- _BRIEF_
Output the lines exactly, from the one where "Recreate this image" appears through the one where "end angle=180, radius=1.4365];" appears. Images are left out.

- _DATA FOR THIS TASK_
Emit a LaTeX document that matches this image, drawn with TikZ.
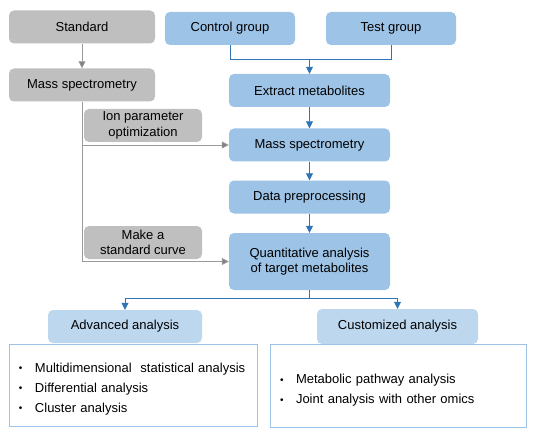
\documentclass[tikz,border=0pt]{standalone}
\usepackage{fontspec}
\setmainfont{Liberation Sans}
\usetikzlibrary{arrows.meta,positioning,calc}
\definecolor{boxblue}{HTML}{9DC3E6}
\definecolor{lightblue}{HTML}{BDD7EE}
\definecolor{boxgray}{HTML}{BFBFBF}
\definecolor{arrowblue}{HTML}{2E75B6}
\definecolor{linegray}{HTML}{9A9A9A}
\definecolor{tipgray}{HTML}{808080}

\tikzset{
  stepbox/.style={rounded corners=5pt, inner sep=0pt, minimum height=33pt,
    align=center, font=\fontsize{13}{15.5}\selectfont},
  bluebox/.style={stepbox, fill=boxblue},
  graybox/.style={stepbox, fill=boxgray},
  lightbox/.style={stepbox, fill=lightblue},
  listbox/.style={draw=boxblue, line width=0.8pt, inner xsep=6pt, inner ysep=0pt,
    align=left, font=\fontsize{13}{20}\selectfont},
  bluearrow/.style={draw=arrowblue, line width=0.8pt, -{Triangle[width=7pt,length=7pt]}},
  bluelink/.style={draw=arrowblue, line width=0.8pt},
  grayarrow/.style={draw=linegray, line width=0.8pt, -{Triangle[width=7pt,length=7pt,fill=tipgray]}},
  graylink/.style={draw=linegray, line width=0.8pt}
}
\newcommand{\lbullet}{\hspace*{4pt}\makebox[16pt][l]{\raisebox{0.5pt}{\fontsize{10}{10}\selectfont\textbullet}}}

\begin{document}
\begin{tikzpicture}[x=1pt,y=-1pt]
\useasboundingbox (0,0) rectangle (539,428);

% standard branch
\node[graybox, minimum width=146pt] (std) at (82,27) {Standard};
\node[graybox, minimum width=146pt] (msstd) at (82,85) {Mass spectrometry};
\node[graybox, minimum width=118pt] (ion) at (143,125.5) {Ion parameter\\optimization};
\node[graybox, minimum width=118pt] (curve) at (143,242.5) {Make a\\standard curve};

% sample branch
\node[bluebox, minimum width=130pt] (ctrl) at (230,28.5) {Control group};
\node[bluebox, minimum width=130pt] (test) at (391,28.5) {Test group};
\node[bluebox, minimum width=161pt] (extract) at (309.5,90.5) {Extract metabolites};
\node[bluebox, minimum width=161pt] (ms) at (309.5,145) {Mass spectrometry};
\node[bluebox, minimum width=161pt] (prep) at (309.5,197) {Data preprocessing};
\node[bluebox, minimum width=161pt, minimum height=57pt] (quant) at (309.5,261.5)
  {Quantitative analysis\\of target metabolites};

% analysis
\node[lightbox, minimum width=154pt] (adv) at (125,326.5) {Advanced analysis};
\node[lightbox, minimum width=161pt, minimum height=35pt] (cust) at (397.5,326.5) {Customized analysis};
\node[listbox, minimum width=248pt, minimum height=82pt, text width=236pt] (advlist) at (133,385)
  {\rule{0pt}{17pt}\lbullet Multidimensional\ \ statistical analysis\\
   \lbullet Differential analysis\\
   \lbullet Cluster analysis};
\node[listbox, minimum width=256pt, minimum height=83pt, text width=244pt] (custlist) at (398,385.5)
  {\rule{0pt}{19.5pt}\lbullet Metabolic pathway analysis\\
   \lbullet Joint analysis with other omics};

% gray connectors
\draw[grayarrow] (std) -- (msstd);
\draw[graylink] (msstd.south) -- (msstd.south |- quant.west);
\draw[grayarrow] (msstd.south |- ms.west) -- (ms.west);
\draw[grayarrow] (msstd.south |- quant.west) -- (quant.west);

% blue connectors
\coordinate (join) at ($(extract.north)+(0,-14)$);
\draw[bluelink] (ctrl.south) |- (join) -| (test.south);
\draw[bluearrow] (join) -- (extract);
\draw[bluearrow] (extract) -- (ms);
\draw[bluearrow] (ms) -- (prep);
\draw[bluearrow] (prep) -- (quant);
\coordinate (split) at ($(quant.south)+(0,8)$);
\draw[bluelink] (quant.south) -- (split);
\draw[bluearrow] (split) -| (adv.north);
\draw[bluearrow] (split) -| (cust.north);
\end{tikzpicture}
\end{document}
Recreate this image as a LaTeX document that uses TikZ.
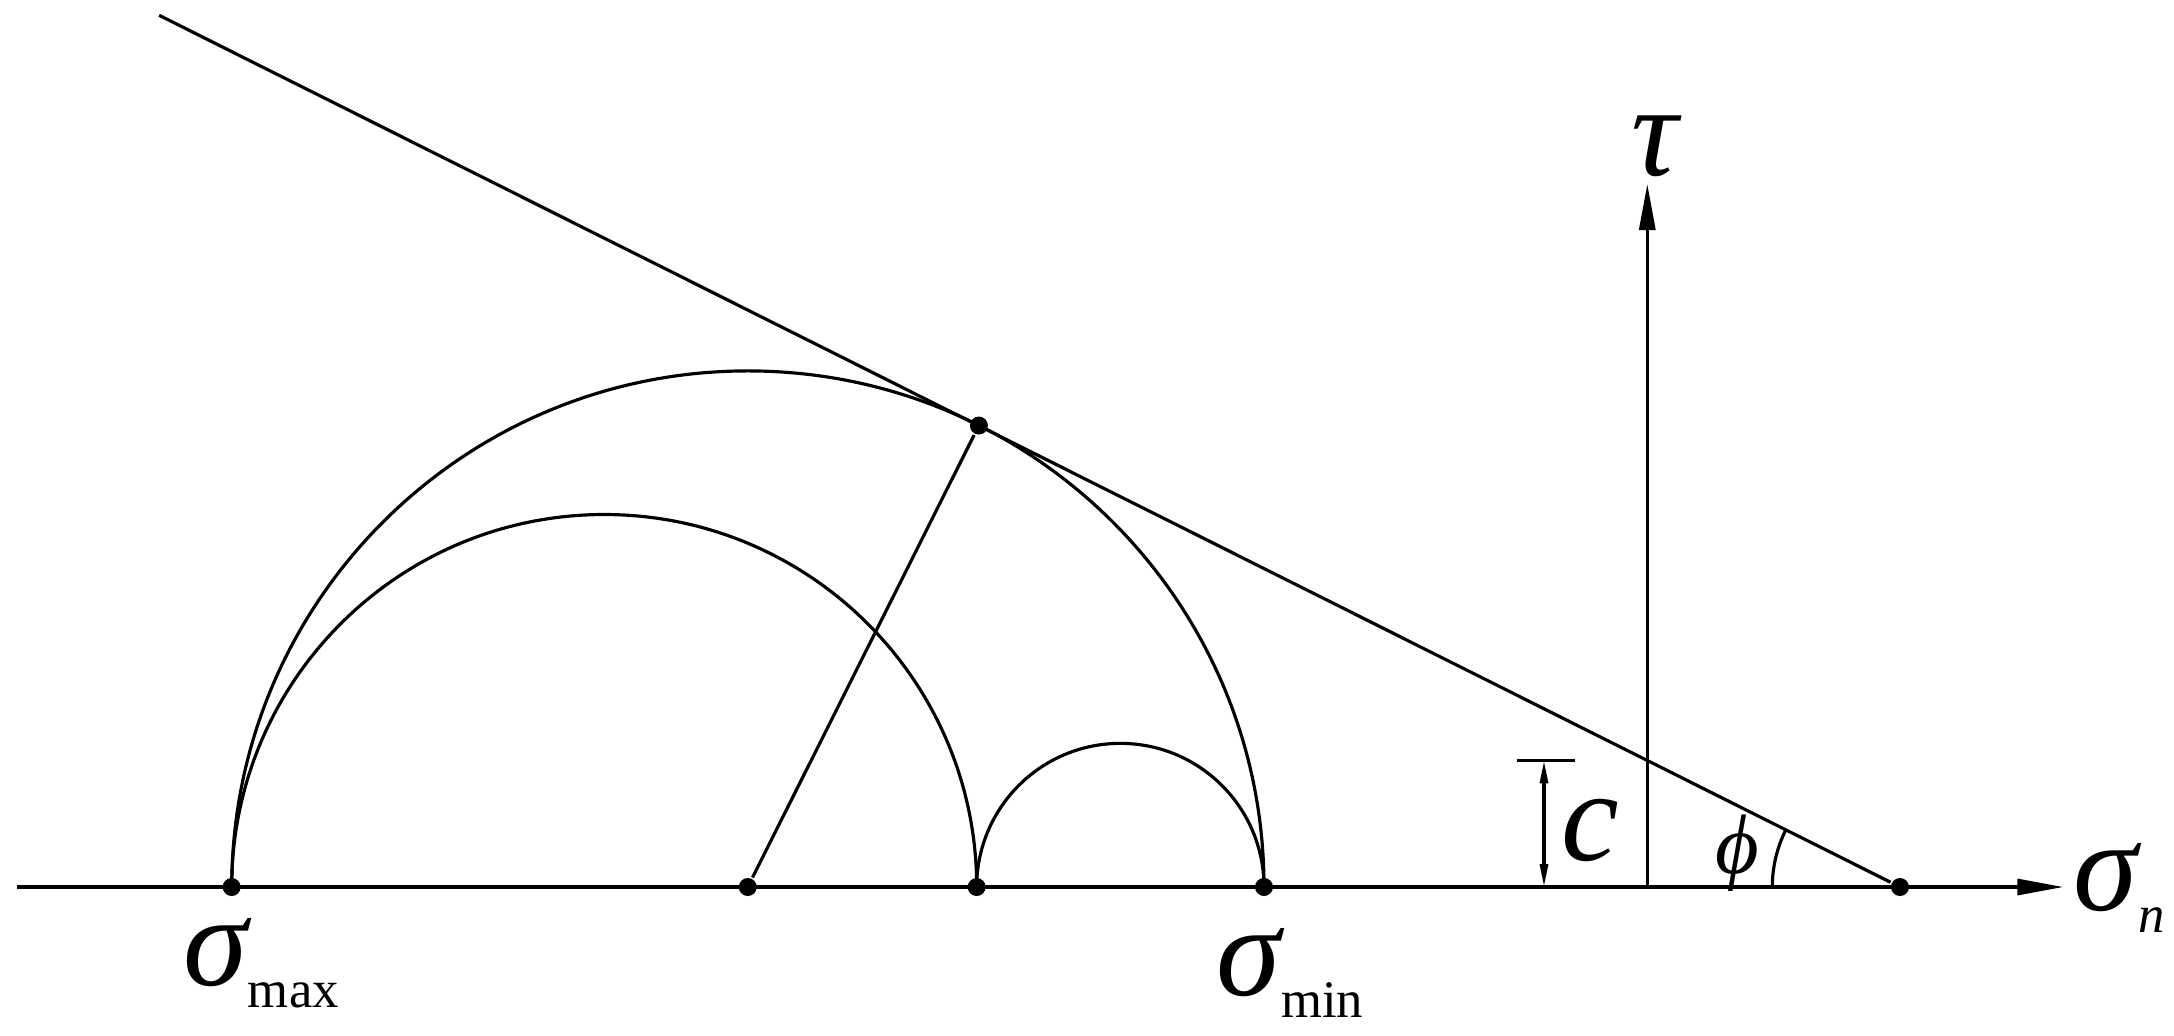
\documentclass[tikz,border=0pt]{standalone}
\usepackage{fontspec}
\setmainfont{Liberation Serif}
\usetikzlibrary{arrows.meta,positioning,calc}
\newcommand{\symfont}{\fontsize{37}{37}\selectfont\itshape}
\newcommand{\lowsub}[1]{\raisebox{-0.22cm}{\fontsize{15}{15}\selectfont #1}}
\tikzset{
  basic/.style  = {line width=0.9pt},
  dot/.style    = {circle, fill=black, inner sep=0pt, minimum size=0.18cm},
  axis/.style   = {basic, -{Triangle[length=0.46cm,width=0.16cm]}},
  dim/.style    = {basic, {Triangle[length=0.23cm,width=0.08cm]}-{Triangle[length=0.23cm,width=0.08cm]}},
  sym/.style    = {inner sep=0pt, font=\symfont}
}

\begin{document}
\begin{tikzpicture}[basic]
\useasboundingbox (-16.473,-1.48) rectangle (5.267,8.87);

% points on the sigma axis
\coordinate (O) at (0,0);
\coordinate (axl) at (-16.30,0);
\coordinate (axr) at (4.16,0);
\coordinate (tautip) at (0,7.03);
\node[dot] (smax) at (-14.156,0) {};
\node[dot] (ctr)  at (-8.995,0) {};
\node[dot] (mid)  at (-6.706,0) {};
\node[dot] (smin) at (-3.833,0) {};
\node[dot] (ipt)  at (2.527,0) {};
% tangent point and far end of the envelope
\node[dot] (tpt) at ($(ctr)+(63.4:5.161)$) {};
\coordinate (lend) at ($(ipt)+(153.4:19.47)$);

% axes
\draw[axis] (axl) -- (axr);
\draw[axis] (O) -- (tautip);

% Mohr circles
\draw (smin.center) arc[start angle=0, end angle=180, radius=5.161];
\draw (mid.center) arc[start angle=0, end angle=180, radius=3.725];
\draw (smin.center) arc[start angle=0, end angle=180, radius=1.4365];

% envelope and radius
\draw (ipt) -- (lend);
\draw (ctr) -- (tpt);

% cohesion
\coordinate (cbot) at (-1.033,0);
\coordinate (ctop) at (-1.033,1.266);
\draw (-1.306,1.266) -- (-0.723,1.266);
\draw[dim] (ctop) -- (cbot);

% friction angle
\draw (ipt.center) ++(180:1.277) arc[start angle=180, end angle=153.4, radius=1.277];

% labels
\node[sym, anchor=base] (taulbl) at (0.07,7.12) {τ};
\node[sym, anchor=base west] (snlbl) at (4.25,-0.23) {σ\lowsub{\itshape n}};
\node[sym, anchor=base west] (smaxlbl) at (-14.65,-0.98) {σ\lowsub{\upshape max}};
\node[sym, anchor=base west] (sminlbl) at (-4.32,-1.08) {σ\lowsub{\upshape min}};
\node[sym, anchor=base west] (clbl) at (-0.87,0.27) {c};
\node[sym, anchor=base, font=\fontsize{24}{24}\selectfont\itshape] (philbl) at (0.90,0.14) {ϕ};
\end{tikzpicture}
\end{document}
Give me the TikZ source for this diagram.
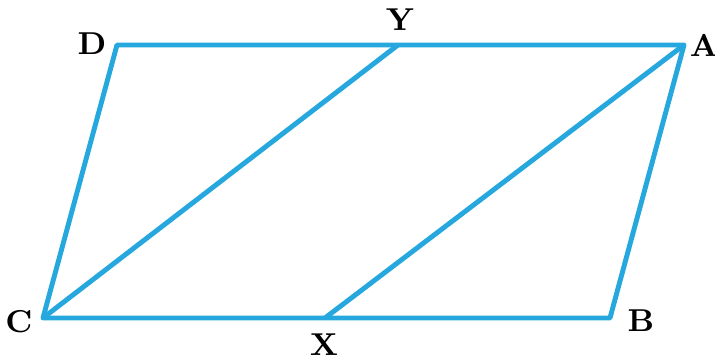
\documentclass[tikz,border=0pt]{standalone}
\usepackage{tikz}
\usetikzlibrary{calc, positioning}
\definecolor{edgeblue}{RGB}{38,168,222}
\tikzset{
  side/.style={line width=1.4pt, edgeblue, line join=round},
  vlabel/.style={font=\bfseries\small, inner sep=0pt}
}

\begin{document}
\begin{tikzpicture}[x=0.01cm, y=-0.01cm]
  \useasboundingbox (0,0) rectangle (715,359);
  % corners of the parallelogram
  \coordinate (D) at (117, 45);
  \coordinate (A) at (684, 45);
  \coordinate (B) at (610,318);
  \coordinate (C) at ( 43,318);
  % points on the long sides
  \coordinate (Y) at (398, 45);
  \coordinate (X) at (325,318);
  % outline and the two segments
  \draw[side] (D) -- (A) -- (B) -- (C) -- cycle;
  \draw[side] (C) -- (Y);
  \draw[side] (X) -- (A);
  % letters
  \node[vlabel] (lD) at ( 92, 44) {D};
  \node[vlabel] (lY) at (400, 20) {Y};
  \node[vlabel] (lA) at (704, 45) {A};
  \node[vlabel] (lC) at ( 19,322) {C};
  \node[vlabel] (lX) at (324,345) {X};
  \node[vlabel] (lB) at (641,321) {B};
\end{tikzpicture}
\end{document}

- _RESULT_
Recreate this image as a LaTeX document that uses TikZ.
\documentclass[tikz,border=0pt]{standalone}
\usepackage{fontspec}
\setmainfont{Liberation Serif}
\usetikzlibrary{arrows.meta,positioning,calc}
\newcommand{\symfont}{\fontsize{37}{37}\selectfont\itshape}
\newcommand{\lowsub}[1]{\raisebox{-0.22cm}{\fontsize{15}{15}\selectfont #1}}
\tikzset{
  basic/.style  = {line width=0.9pt},
  dot/.style    = {circle, fill=black, inner sep=0pt, minimum size=0.18cm},
  axis/.style   = {basic, -{Triangle[length=0.46cm,width=0.16cm]}},
  dim/.style    = {basic, {Triangle[length=0.23cm,width=0.08cm]}-{Triangle[length=0.23cm,width=0.08cm]}},
  sym/.style    = {inner sep=0pt, font=\symfont}
}

\begin{document}
\begin{tikzpicture}[basic]
\useasboundingbox (-16.473,-1.48) rectangle (5.267,8.87);

% points on the sigma axis
\coordinate (O) at (0,0);
\coordinate (axl) at (-16.30,0);
\coordinate (axr) at (4.16,0);
\coordinate (tautip) at (0,7.03);
\node[dot] (smax) at (-14.156,0) {};
\node[dot] (ctr)  at (-8.995,0) {};
\node[dot] (mid)  at (-6.706,0) {};
\node[dot] (smin) at (-3.833,0) {};
\node[dot] (ipt)  at (2.527,0) {};
% tangent point and far end of the envelope
\node[dot] (tpt) at ($(ctr)+(63.4:5.161)$) {};
\coordinate (lend) at ($(ipt)+(153.4:19.47)$);

% axes
\draw[axis] (axl) -- (axr);
\draw[axis] (O) -- (tautip);

% Mohr circles
\draw (smin.center) arc[start angle=0, end angle=180, radius=5.161];
\draw (mid.center) arc[start angle=0, end angle=180, radius=3.725];
\draw (smin.center) arc[start angle=0, end angle=180, radius=1.4365];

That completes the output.